As for what such a glide feels like, most of you already know. Even in normal operations, it is common for passenger jets to descend at what a pilot would call "idle thrust." That is, the engines are run back to a zero-power condition. They are still operating, but in a way that produces little or no thrust. The descent rate and the accompanying sensations on those Colombian or Canadian jets would have been no different from what you've felt many times.

Midway across the ocean between England and New York, I watched as another 747 approached us and flew surprisingly close alongside for several minutes. It was just to the left and slightly beneath us, so close that you could see people in the other plane. Then we separated. Any ideas?

Planes on the transoceanic "track" systems commonly encounter one another more or less as you describe. However, any two planes along the same track (that is, a string of latitude and longitude points forming a sort of high-altitude highway) must be separated by at least 1,000 feet vertically, or several miles horizontally. I suspect the plane that approached you was flying the same track, slightly offset (as is often the case), 1,000 feet beneath you.

This photograph shows an Antonov AN-124 cargo jet as seen from a 767 over the North Atlantic, approaching the coast of Labrador. It was taken by me out the cockpit window. Believe it or not, the Antonov is 1,000 feet below us.

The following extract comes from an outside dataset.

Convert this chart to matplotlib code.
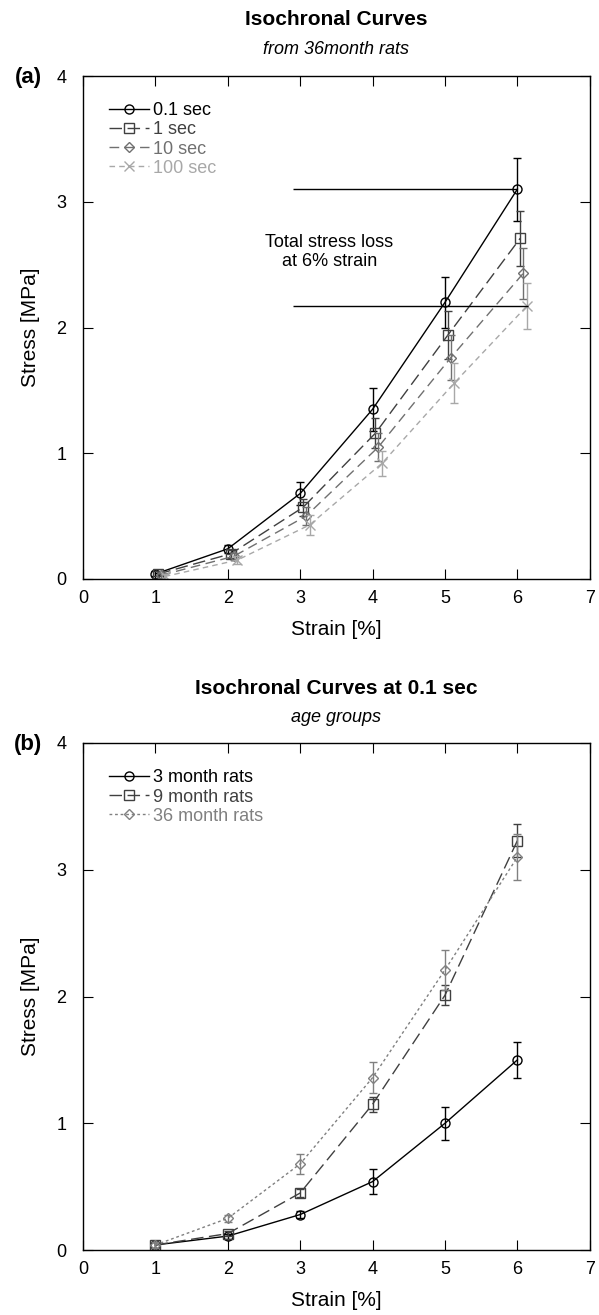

Not to belittle your powers of observation, but distances aloft can be very hard to judge, and passengers have an extremely common habit of underestimating the separation from other aircraft. Even during the most harrowing near miss it would be all but impossible to see the occupants of another jetliner. Even if an airplane is parked at the gate, a few feet away and stationary, it can be very difficult.

The distance from New York to Copenhagen, Denmark, is about 3,400 nautical miles. Continental Airlines uses a Boeing 757-200 on this route, and according to online sources this plane has a maximum mileage of just over 3,900. That seems to be pushing the limit. What about delays, storms, etc.?

First off, range is more accurately a measure of time, not distance, and the mileage values you see in books or on Web sites are a rough gauge only, predicated on specific conditions. In real life, duration is never a hard and fast value. It differs from flight to flight depending mainly on weight and winds. Even so, the values you cite leave 500 miles of slack, which is quite a bit.

As I've explained before, every flight, by legal stipulation, must have adequate fuel to account for delays. The regulations differ, depending on whether they're for domestic or international flights, but basically they work like this: A plane needs enough fuel to reach its destination, plus enough to reach any designated alternate airport (a minimum of one, with acceptable forecast weather, is required on any international route), plus an added buffer of at least 45 minutes. While en route, when crossing a fix or waypoint, the crew will match existing fuel levels with those calculated on the flight plan to see if they are running ahead or behind. Occasionally, such as when headwinds are higher than forecast, the burn will run higher than expected, but only in rare cases does this entail a diversion.

The Boeing 757 was not designed with ocean crossings in mind, necessarily. But that doesn't mean it is risky to fly them. In recent years, with hub-and-spoke networks increasingly bypassed by point-to-point nonstops, more and more planes that were conceived for short to medium haul are being put into service on longer pairings. We've seen 737s flying to Hawaii from California, and even between the U.S. and Britain. Domestically, JetBlue has been using the little A320 on coast-to-coast nonstops for several years now -- though once in a while, particularly in the winter when westerly winds are stronger, those aforementioned rules require that a nonstop become a one-stop.